Its heartbreaking to see Glasgow littered with this trash on a frequent basis.
Art Vandelay
#3 Posted by Art Vandelay on 21 Aug 2014 at 16:35 PM
#2 - I completely agree with you regarding the quality of the architecture, but I wouldn't necessarily place equal blame on the architects in the social housing sector. More of an issue is the lack of forward thinking, ambitious RSLs who have an aspiration to use exemplar design as a driver for true regeneration. Too often, any aspirations from the designers at the outset of a project are diluted by a variety of factors - stemming from a reluctance on the part of HAs (and their contractors) to deviate from typologies and design principles that have been rolled out on countless sites previously. The result is that we now have a strand of architecture - the provision of public housing - that has stagnated for much of the past 20 years. There are exceptions (Laurieston being a good example, some of Collective's work for various clients too), but on the whole you could distil most 'social' housing into one dual pitched, buff facing-bricked morass. It's especially galling when you consider the role of housing as a kind of test bed for socially aware, response community architecture.
NC
#4 Posted by NC on 21 Aug 2014 at 17:02 PM
Is this actually inspired by industrial units? If so, WHY???...and the architect's interpretation seems a bit too literal! The massing is cumbersome and the material and colour palette leaves a lot to be desired. It's easy to criticise...but this is very easy to criticise. I hope the plan and organisation absolutely ingenious to compensate!
Charlie_
#5 Posted by Charlie_ on 21 Aug 2014 at 18:55 PM
I've felt like the UR pictures on a couple of recent builds have been unflattering; these aren't - it's even worse in person. Toe curlingly bad.
Tom Manley
#6 Posted by Tom Manley on 22 Aug 2014 at 10:38 AM
these comments are in a response to poor photographs that to be fair do no credit to this project. there is a variety of massing and arrangement of house types which is interesting. Walking along the canal front quite often I've been watching the elevation along the waterfront take shape ( which is not finished in these photos or represented clearly.) It looks quite sharp and well detailed and a good response to the waterside and nearby housing context .. theres a lot going on here with some curious material choices and design decisions but not worthy of this criticism based on poor photos that do nothing for this project. As a photographer, its worth stressing the importance of getting good images - that could easily garner more positive responses here and give a better overview of the project.
Art Vandelay
#7 Posted by Art Vandelay on 22 Aug 2014 at 11:05 AM
I don't even think Cartier-Bresson could make those red windows look good...
Gringo
#8 Posted by Gringo on 22 Aug 2014 at 14:02 PM
Jesus Christ- Image 2 looks like someone ate a big book of housing typologies and then shat out every architectural device ever invented on the same page.... what a shambles.....
Chris
#9 Posted by Chris on 22 Aug 2014 at 16:46 PM
#6 - The comments are not in response to poor photographs, they are mainly in response to a very poor development. The canal-side buildings are the pick of the bunch, if you leave the path and look behind them then you will see the real dross.

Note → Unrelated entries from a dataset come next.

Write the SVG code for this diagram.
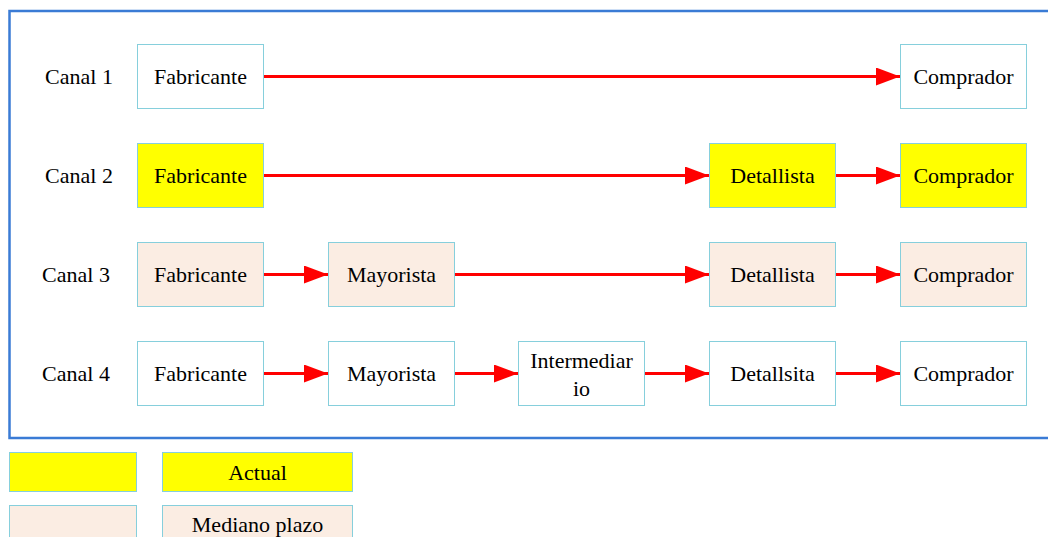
<svg xmlns="http://www.w3.org/2000/svg" width="1048" height="537" viewBox="0 0 1048 537">
  <style>
    .frame { fill: none; stroke: #3a7bd5; stroke-width: 2.5; }
    .box { stroke: #86cfdc; stroke-width: 1; }
    .white { fill: #ffffff; }
    .yellow { fill: #ffff00; }
    .peach { fill: #fbede3; }
    .lbl { font-family: "Liberation Serif", "Times New Roman", serif; font-size: 22px; fill: #000; text-anchor: middle; dominant-baseline: central; }
    .conn { stroke: #ff0000; stroke-width: 3; fill: none; marker-end: url(#arrow); }
  </style>
  <defs>
    <marker id="arrow" markerUnits="userSpaceOnUse" markerWidth="24" markerHeight="18" refX="24" refY="9" orient="auto">
      <path d="M0,0 L24,9 L0,18 Z" fill="#ff0000"/>
    </marker>
  </defs>
  <rect width="1048" height="537" fill="#ffffff"/>
  <rect class="frame" x="9.5" y="11" width="1050" height="427"/>

  <!-- row labels -->
  <g id="labels">
    <text class="lbl" x="79" y="76.5">Canal 1</text>
    <text class="lbl" x="79" y="175.5">Canal 2</text>
    <text class="lbl" x="76" y="274.5">Canal 3</text>
    <text class="lbl" x="76" y="373.5">Canal 4</text>
  </g>

  <!-- connectors -->
  <g id="connectors">
    <line class="conn" x1="264" y1="76.5" x2="900" y2="76.5"/>
    <line class="conn" x1="264" y1="175.5" x2="709" y2="175.5"/>
    <line class="conn" x1="836" y1="175.5" x2="900" y2="175.5"/>
    <line class="conn" x1="264" y1="274.5" x2="328" y2="274.5"/>
    <line class="conn" x1="455" y1="274.5" x2="709" y2="274.5"/>
    <line class="conn" x1="836" y1="274.5" x2="900" y2="274.5"/>
    <line class="conn" x1="264" y1="373.5" x2="328" y2="373.5"/>
    <line class="conn" x1="455" y1="373.5" x2="518" y2="373.5"/>
    <line class="conn" x1="645" y1="373.5" x2="709" y2="373.5"/>
    <line class="conn" x1="836" y1="373.5" x2="900" y2="373.5"/>
  </g>

  <!-- Canal 1 -->
  <g id="c1-fabricante"><rect class="box white" x="137.5" y="44.5" width="126" height="64"/><text class="lbl" x="200.5" y="76.5">Fabricante</text></g>
  <g id="c1-comprador"><rect class="box white" x="900.5" y="44.5" width="126" height="64"/><text class="lbl" x="963.5" y="76.5">Comprador</text></g>

  <!-- Canal 2 -->
  <g id="c2-fabricante"><rect class="box yellow" x="137.5" y="143.5" width="126" height="64"/><text class="lbl" x="200.5" y="175.5">Fabricante</text></g>
  <g id="c2-detallista"><rect class="box yellow" x="709.5" y="143.5" width="126" height="64"/><text class="lbl" x="772.5" y="175.5">Detallista</text></g>
  <g id="c2-comprador"><rect class="box yellow" x="900.5" y="143.5" width="126" height="64"/><text class="lbl" x="963.5" y="175.5">Comprador</text></g>

  <!-- Canal 3 -->
  <g id="c3-fabricante"><rect class="box peach" x="137.5" y="242.5" width="126" height="64"/><text class="lbl" x="200.5" y="274.5">Fabricante</text></g>
  <g id="c3-mayorista"><rect class="box peach" x="328.5" y="242.5" width="126" height="64"/><text class="lbl" x="391.5" y="274.5">Mayorista</text></g>
  <g id="c3-detallista"><rect class="box peach" x="709.5" y="242.5" width="126" height="64"/><text class="lbl" x="772.5" y="274.5">Detallista</text></g>
  <g id="c3-comprador"><rect class="box peach" x="900.5" y="242.5" width="126" height="64"/><text class="lbl" x="963.5" y="274.5">Comprador</text></g>

  <!-- Canal 4 -->
  <g id="c4-fabricante"><rect class="box white" x="137.5" y="341.5" width="126" height="64"/><text class="lbl" x="200.5" y="373.5">Fabricante</text></g>
  <g id="c4-mayorista"><rect class="box white" x="328.5" y="341.5" width="126" height="64"/><text class="lbl" x="391.5" y="373.5">Mayorista</text></g>
  <g id="c4-intermediario"><rect class="box white" x="518.5" y="341.5" width="126" height="64"/><text class="lbl" x="581.5" y="360">Intermediar</text><text class="lbl" x="581.5" y="388">io</text></g>
  <g id="c4-detallsita"><rect class="box white" x="709.5" y="341.5" width="126" height="64"/><text class="lbl" x="772.5" y="373.5">Detallsita</text></g>
  <g id="c4-comprador"><rect class="box white" x="900.5" y="341.5" width="126" height="64"/><text class="lbl" x="963.5" y="373.5">Comprador</text></g>

  <!-- legend -->
  <g id="legend-actual">
    <rect class="box yellow" x="9.5" y="452.5" width="127" height="39"/>
    <rect class="box yellow" x="162.5" y="452.5" width="190" height="39"/>
    <text class="lbl" x="257.5" y="472">Actual</text>
  </g>
  <g id="legend-mediano">
    <rect class="box peach" x="9.5" y="505.5" width="127" height="39"/>
    <rect class="box peach" x="162.5" y="505.5" width="190" height="39"/>
    <text class="lbl" x="257.5" y="524">Mediano plazo</text>
  </g>
</svg>
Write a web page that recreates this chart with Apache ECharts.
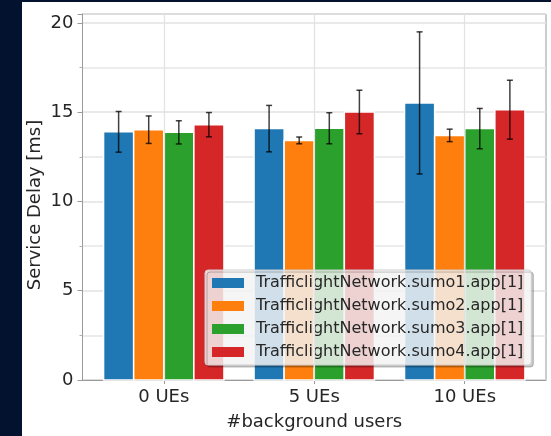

And why is everything an "urban village" these days? What does that even mean?
Artisan2
#10 Posted by Artisan2 on 22 Aug 2014 at 16:54 PM
Inspired by industrial units? Is that a negative observation?

Communities will become stronger and more resilient when/if their designers include diverse, affordable workspace in their midst. A canal frontage could be a great location for some 21st century light industry. Manufacturing at home in the pre-industrial era used to be known as 'cottage-industry'. In this post-industrial age, we should respect that tradition, not banish artisans to 'industrial estates'. Our cities have been allowed to dis-integrate, the product of a continuing segregation-mindset among planners and the narrowly-motivated ambitions of developers, private and public.

We get the 'communities' we allow ourselves to be fobbed off with.
IM
#11 Posted by IM on 22 Aug 2014 at 17:41 PM
Disappointing considering the quality of the original master plan.